Gothic II: Noc Kruka
Tak, na tej liście zdecydowaliśmy się umieścić ulubiony tytuł wielu Polaków. Jeżeli graliście w serię Gothic, to zapewne wiecie, że już podstawowy Gothic i Gothic II stanowiły niemałe wyzwanie – nie tylko przez system sterowania skrojony wyłącznie pod używanie klawiatury. Dodatek Noc Kruka wyśrubował jednak poziom trudności drugiej części cyklu na tyle, że wiele osób uznało go wręcz za irytujący. Mimo to Noc Kruka jest oceniana przez graczy bardzo wysoko – za niesamowity klimat, fabułę i nie tylko.
DARKEST DUNGEON
Darkest Dungeon to rzecz jasna bardzo mroczny RPG i dungeon crawler utrzymany w klimacie gotyckich powieści i twórczości H.P. Lovecrafta. Naszym zadaniem jest kierowanie w nim losami śmiałków, których cechują ludzkie emocje takie jak strach, a te mogą doprowadzić ich choćby do… zawału serca w trakcie wyprawy. Darkest Dungeon testuje zatem nie tylko naszą zdolność do taktycznego myślenia, ale również zarządzania samopoczuciem drużyny. Zarządzanie to wymaga nierzadko podejmowania bardzo trudnych decyzji, ostrożnego dysponowania zasobami oraz akceptacji, że nie każdy bohater może dotrwać końca zaplanowanej podróży.
DARK SOULS
Cóż, ze swojego poziomu trudności znane są nie tylko gry z serii Dark Souls, ale wszystkie tytuły wpisujące się dziś w tak zwany gatunek „soulsów”, takie jak Sekiro: Shadows Die Twice czy Elden Ring i Bloodborne. To jednak właśnie pierwszą odsłonę cyklu Dark Souls postanowiliśmy wynieść tu na piedestał. Choć wszystko zaczęło się od gry Demon’s Souls, to Dark Souls wyniosło jej pomysły na nowy poziom i najbardziej zapadło w pamięć graczom. W tym „erpegu akcji” można spotkać przeciwników, którzy nie wybaczają żadnych błędów, a każda walka jest walką na śmierć i życie, wymagającą idealnego timingu.
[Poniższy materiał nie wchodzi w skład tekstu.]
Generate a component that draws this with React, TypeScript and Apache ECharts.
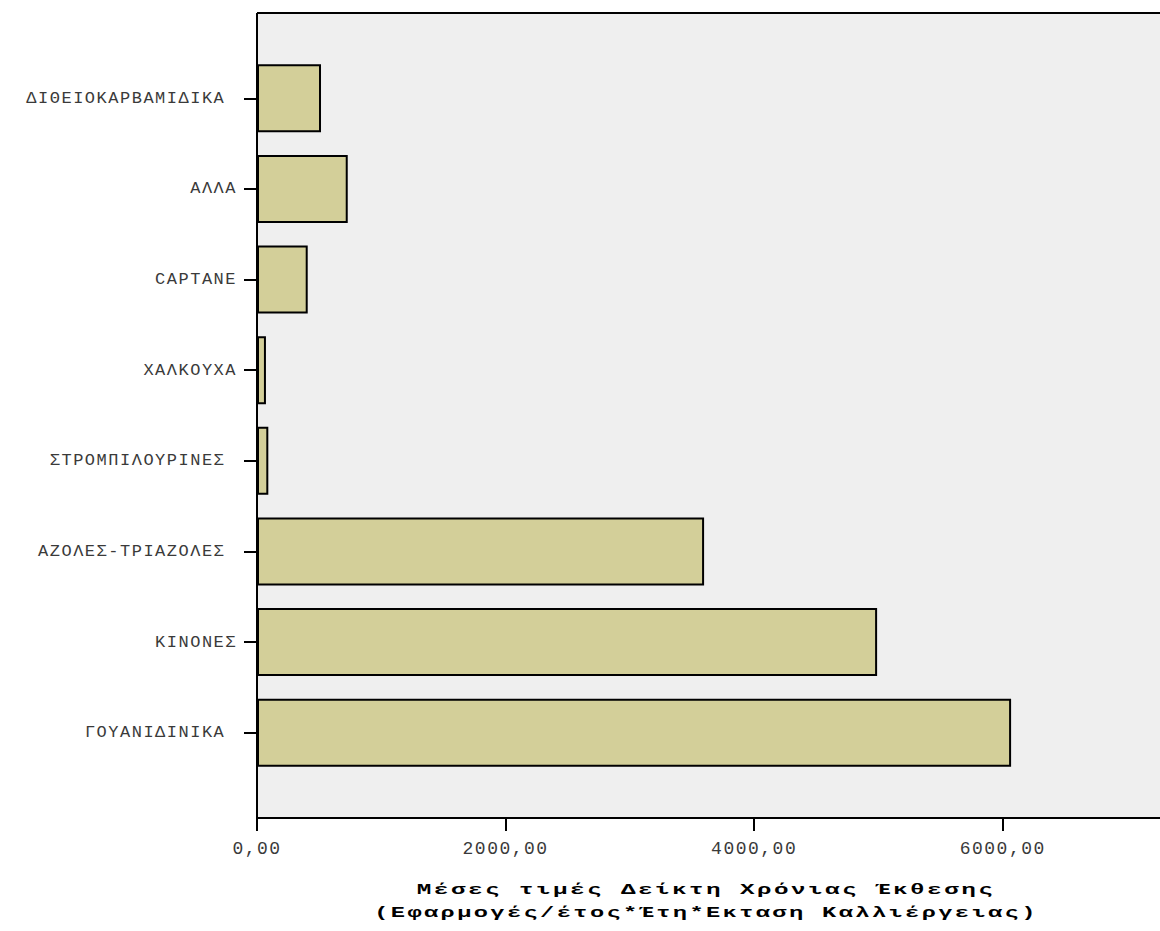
import React, { useEffect, useRef } from "react";
import * as echarts from "echarts";

// Categories listed bottom-to-top (as ECharts draws a category y axis)
const categories = [
  "ΓΟΥΑΝΙΔΙΝΙΚΑ ",
  "ΚΙΝΟΝΕΣ",
  "ΑΖΟΛΕΣ-ΤΡΙΑΖΟΛΕΣ ",
  "ΣΤΡΟΜΠΙΛΟΥΡΙΝΕΣ ",
  "ΧΑΛΚΟΥΧΑ",
  "CAPTANE",
  "ΑΛΛΑ",
  "ΔΙΘΕΙΟΚΑΡΒΑΜΙΔΙΚΑ ",
];
const meanValues = [6067, 4989, 3597, 91, 72, 408, 730, 515];

const xTickInterval = 2000;
const xMin = 0;
const xMax = 7265;

const titleLine1 = "Μέσες τιμές Δείκτη Χρόνιας Έκθεσης";
const titleLine2 = "(Εφαρμογές/έτος*Έτη*Εκταση Καλλιέργειας)";

const W = 1160;
const H = 931;

export default function App() {
  const ref = useRef<HTMLDivElement>(null);

  useEffect(() => {
    if (!ref.current) return;
    const chart = echarts.init(ref.current, null, { renderer: "svg" });
    const plotLeft = 257;
    const plotTop = 13;
    const axisY = 818;
    const gridTop = 53;
    const gridBottom = 153;
    const gridBottomY = H - gridBottom;

    chart.setOption({
      animation: false,
      backgroundColor: "#ffffff",
      grid: {
        left: plotLeft,
        right: 0,
        top: gridTop,
        bottom: gridBottom,
        containLabel: false,
      },
      xAxis: {
        type: "value",
        min: xMin,
        max: xMax,
        interval: xTickInterval,
        offset: axisY - gridBottomY,
        splitLine: { show: false },
        axisLine: { show: true, lineStyle: { color: "#000", width: 2 } },
        axisTick: { show: true, length: 13, lineStyle: { color: "#000", width: 2 } },
        axisLabel: {
          showMaxLabel: false,
          margin: 22,
          color: "#3a3a3a",
          fontFamily: "Liberation Mono",
          fontSize: 18,
          formatter: (v: number) => v.toFixed(2).replace(".", ","),
        },
      },
      yAxis: {
        type: "category",
        data: categories,
        axisLine: { show: false },
        axisTick: {
          show: true,
          alignWithLabel: true,
          length: 13,
          lineStyle: { color: "#000", width: 2 },
        },
        splitLine: { show: false },
        axisLabel: {
          margin: 20,
          color: "#3a3a3a",
          fontFamily: "Liberation Mono",
          fontSize: 17,
        },
      },
      graphic: [
        {
          type: "rect",
          z: -10,
          silent: true,
          shape: { x: plotLeft, y: plotTop, width: W - plotLeft, height: axisY - plotTop },
          style: { fill: "#efefef" },
        },
        {
          type: "line",
          silent: true,
          shape: { x1: plotLeft, y1: plotTop, x2: W, y2: plotTop },
          style: { stroke: "#000", lineWidth: 2 },
        },
        {
          type: "line",
          silent: true,
          shape: { x1: plotLeft, y1: plotTop, x2: plotLeft, y2: axisY },
          style: { stroke: "#000", lineWidth: 2 },
        },
        {
          type: "text",
          silent: true,
          x: 706,
          y: 890,
          scaleX: 1.62,
          style: {
            text: titleLine1,
            fill: "#000",
            font: "bold 15px 'Liberation Mono'",
            textAlign: "center",
            textVerticalAlign: "middle",
          },
        },
        {
          type: "text",
          silent: true,
          x: 706,
          y: 913,
          scaleX: 1.58,
          style: {
            text: titleLine2,
            fill: "#000",
            font: "bold 15px 'Liberation Mono'",
            textAlign: "center",
            textVerticalAlign: "middle",
          },
        },
      ],
      series: [
        {
          type: "bar",
          data: meanValues,
          barCategoryGap: "25%",
          silent: true,
          itemStyle: {
            color: "#d3cf99",
            borderColor: "#000",
            borderWidth: 2,
          },
        },
      ],
    });
    return () => chart.dispose();
  }, []);

  return (
    <>
      <style>{`#chart-root text { letter-spacing: 1.5px; }`}</style>
      <div
        id="chart-root"
        ref={ref}
        style={{ position: "fixed", left: 0, top: 0, width: W, height: H, background: "#fff" }}
      />
    </>
  );
}
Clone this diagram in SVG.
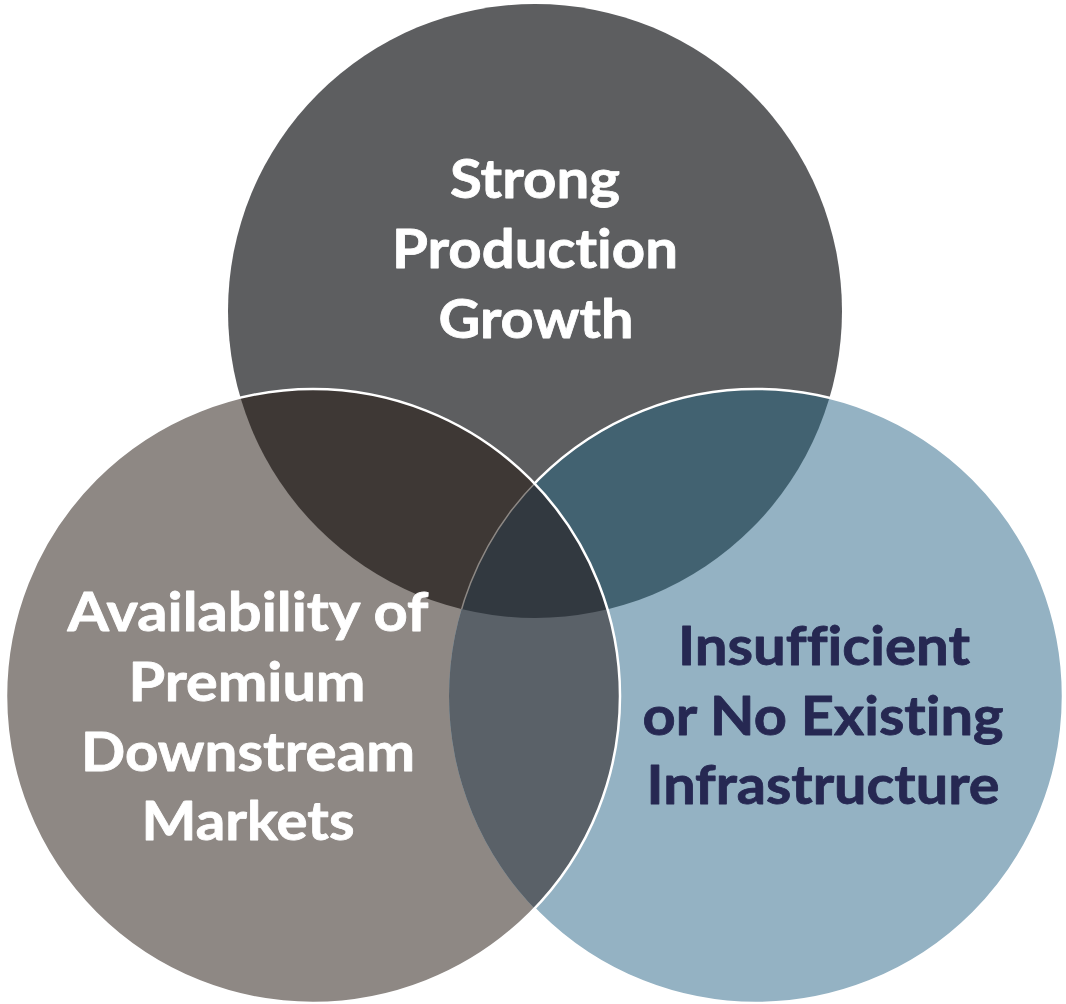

WIZARDRY IV: THE RETURN OF WERDNA
Cała seria Wizardry to nie przelewki, ale Wizardry IV jest powszechnie uznawany za najtrudniejszą grę RPG wszech czasów. Nie kojarzycie tego tytułu? Ma to zapewne związek z faktem, że zadebiutował on w… 1988 roku. Wizardry IV było niesamowicie trudne, ponieważ każdy stawiany w nim krok wiązał się z ryzykiem. Na każdym kroku czekały w nim pułapki, zagadki lub potyczki, które zaprojektowano tak, aby porządnie nas przetestować. W Wizardry IV nawet proces tworzenia postaci wymagał rozwagi i szeroko zakrojonego planowania. Każda podjęta decyzja mogła mieć bowiem daleko idące konsekwencje.
THE BINDING OF ISAAC: REBIRTH
The Binding of Isaac: Rebirth posiada łatwy poziom trudności, ale nawet on może stanowić prawdziwy koszmar. To dlatego, że w tym roguelike’u gracze muszą zaczynać od nowa gdy umrą, natomiast dotarcie do końca każdego „runu” pozwala im odblokować nowe przedmioty i postacie. Problem w tym, że wraz z tymi postaciami i przedmiotami gra staje się trudniejsza, a wiele z nich nie oferuje mocy, które faktycznie są przydatne. Ba, niektóre z nich mogą Cię szybko doprowadzić do śmierci. W The Binding of Isaac: Rebirth można grać na wysokim poziomie trudności, ale zalecamy to wyłącznie doświadczonym graczom.